AFRICAN DEBTORS URGED TO TAKE NEW TACK

African debtor countries, with backward economies drained by huge outflows of revenue, are being urged to join forces with Latin American and other third-world borrowers to wring more relief out of creditors. ``African countries should cooperate with other debtor countries, particularly the Latin American countries, in order to strengthen the debtors' position as a whole,'' says Philip Ndegwa, a former governor of the Central Bank of Kenya. His comment came in a paper presented Tuesday to a seminar on Africa's $240 billion foreign debt crisis.

In 1988, debt-servicing repayments swallowed up two-fifths of Africa's export income, experts said.

The 150 delegates attending the unprecedented three-day seminar, which opened Monday, included officials of multilateral lending institutions like the World Bank and the International Monetary Fund, commercial bankers, and diplomats from Western and East-bloc countries.

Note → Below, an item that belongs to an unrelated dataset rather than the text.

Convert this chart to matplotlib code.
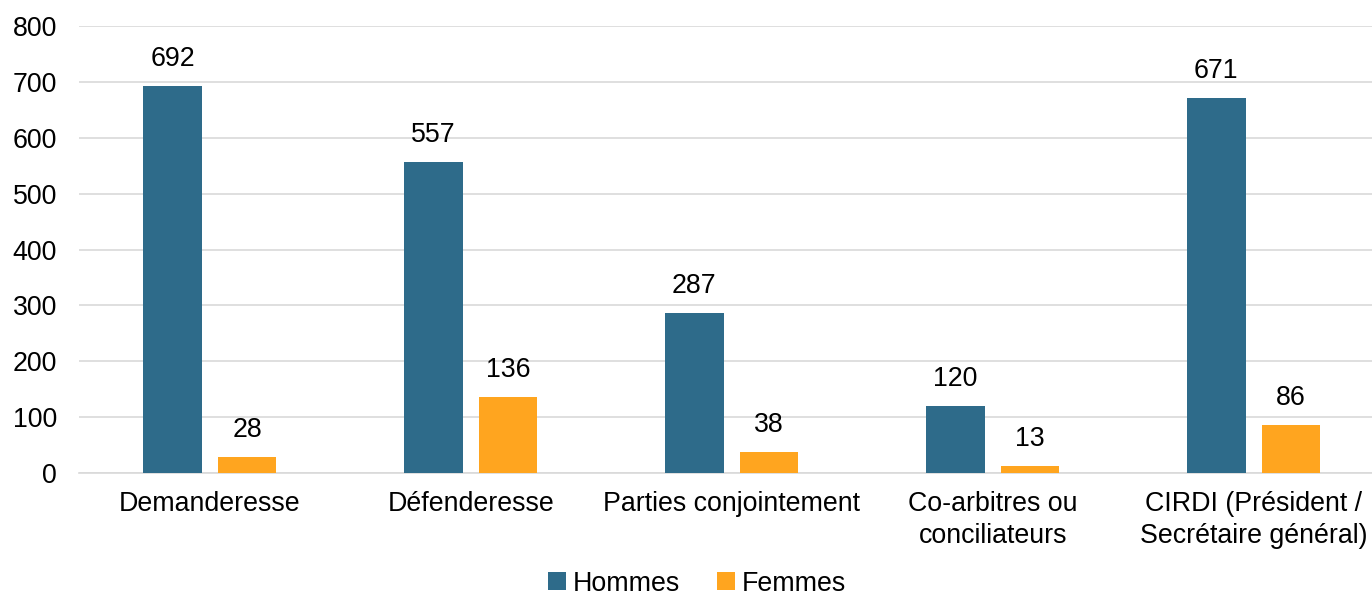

The Organization of African Unity arranged the gathering to discuss technical and political issues raised by creditors wary of accepting a four-year-old OAU proposal for a formal international conference on Africa's debt.

Ismail Sabri Abdallah, a former Egyptian minister of economic planning, predicts that Africa's debt could ``explode'' to $1.5 trillion by the year 2002 unless it gets substantial relief.

Africa's top economist, Adebayo Adedeji, had predicted a $550 billion debt at the end of the century. The Nigerian executive secretary of the UN Economic Commission for Africa says urgent action was needed to slash Africa's debt so the continent can recover from the economic crises of the 1980s.